Aveva 37 anni, Isabella. Gli ultimi mesi della sua vita li ha vissuti in carcere consumando le giornate come consumava le sigarette, fumate una dietro l’altra per impiegare il tempo in una delle tre celle che divideva con altre sette detenute del reparto psichiatrico del carcere femminile di Pozzuoli. Tutto questo fino a ieri, quando una crisi respiratoria ne ha causato la morte. A nulla sono valsi i tentativi di rianimarla del personale sanitario del carcere, a nulla sono valsi i tentativi dei medici del pronto soccorso.
Ora il nome di Isabella P., nata a dicembre del 1983 a Torino, è un nome in più nell’elenco dei detenuti morti in carcere. Per cause naturali, certo. Ma in condizioni che spingono ancora una volta a chiedersi se davvero sia necessario tenere in cella persone fragili perché psicologicamente instabili, affette da patologie che minano la loro salute mentale e fisica. Isabella era detenuta per accuse di furto e oltraggio. E a questo punto della sua storia viene da porsi anche una seconda domanda: furto e oltraggio possono considerarsi reati che impediscono la possibilità di accedere a una misura alternativa al carcere? Sicuramente anche con assistenza e cure garantire al meglio, un carcere resta sempre un carcere: dovrebbe essere l’extrema ratio e finisce spesso per continuare a essere il contenitore dove confinare soggetti di cui la società fa fatica a prendersi cura in modo diverso.
Isabella era una detenuta del carcere di Bologna e in quello femminile di Pozzuoli ci era arrivata a settembre scorso per starci temporaneamente, solo il tempo che nel carcere di Bologna si competessero i lavori di ristrutturazione. Sarebbe stato questione di settimane e Isabella sarebbe tornata nella struttura emiliana, era stata anche già fissata la data del rientro. E invece il destino ha messo un punto a tutto: alla sua giovane vita, alle trafile giudiziarie e burocratiche, alle cure e alle crisi, alle sigarette fumate una dietro l’altra per provare a ingannare il tempo e la malattia. Appena un mese fa il garante regionale della Campania, Samuele Ciambriello, aveva sollevato il tema della tutela della salute mentale in carcere, presentando un report con dati e cifre per descrivere una realtà piena di criticità. Perché non in tutte le carceri ci sono sezioni specializzate per ospitare al meglio detenuti con patologie psichiatriche e perché i ricoveri sono spesso lunghi finendo per diventare una sorta di “ergastolo bianco”.

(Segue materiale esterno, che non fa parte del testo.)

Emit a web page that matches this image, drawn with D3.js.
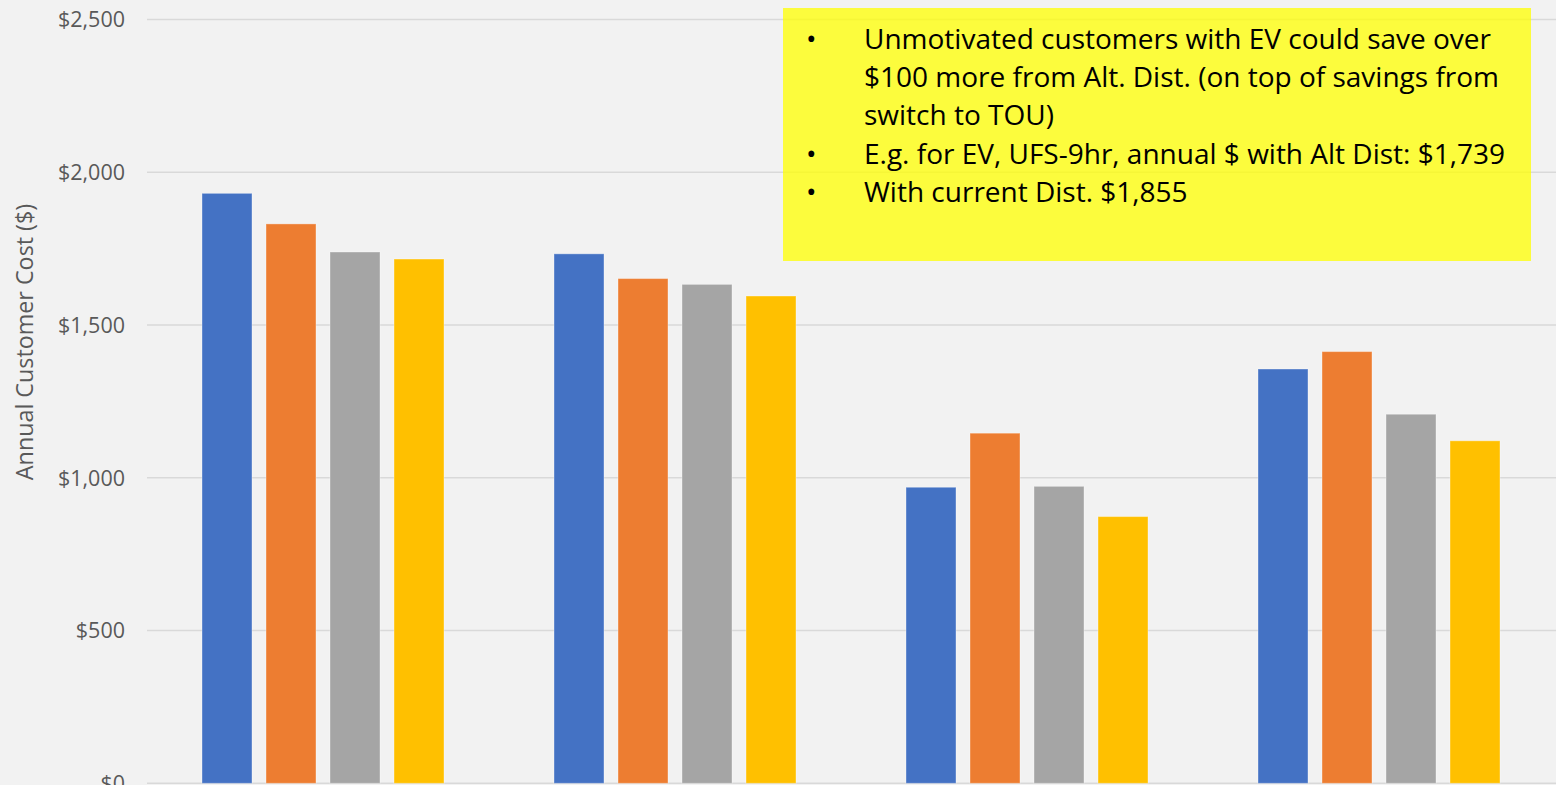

A tutto ciò si aggiunga che anche nelle strutture più attrezzate si verifica una compressione dei diritti individuali. La condizione di reclusione, lo stato di privazione della libertà, la condizione di dipendenza in cui il detenuto è costretto a vivere anche per far fronte alle più elementari necessità del vivere quotidiano sono fattori che condizionano la sfera psicologica e, nei casi di patologie pregresse, si sommano a tali patologie rendendo difficile, talvolta impossibile, la compatibilità tra salute mentale e reclusione in cella. Nell’ultimo anno si sono contati circa mille detenuti con disagi mentali negli istituti normali e 1.200 detenuti in istituti specifici.
Schizofrenia e disturbi psicotici, disturbi d’ansia e psicosi indotte dall’uso di particolari sostanze, disturbi dell’umore e della personalità sono tra le patologie più diffuse all’interno delle celle. Ma il vero problema restano i tempi: il soggiorno nelle sezioni cliniche di salute mentale dovrebbe durare pochi mesi per poi continuare con programmi terapeutici e riabilitativi da eseguirsi sul territorio, invece – come denunciato dal garante Ciambriello – «i detenuti che transitano in questi spazi vi restano in maniera cronica, come a scontare un ergastolo bianco».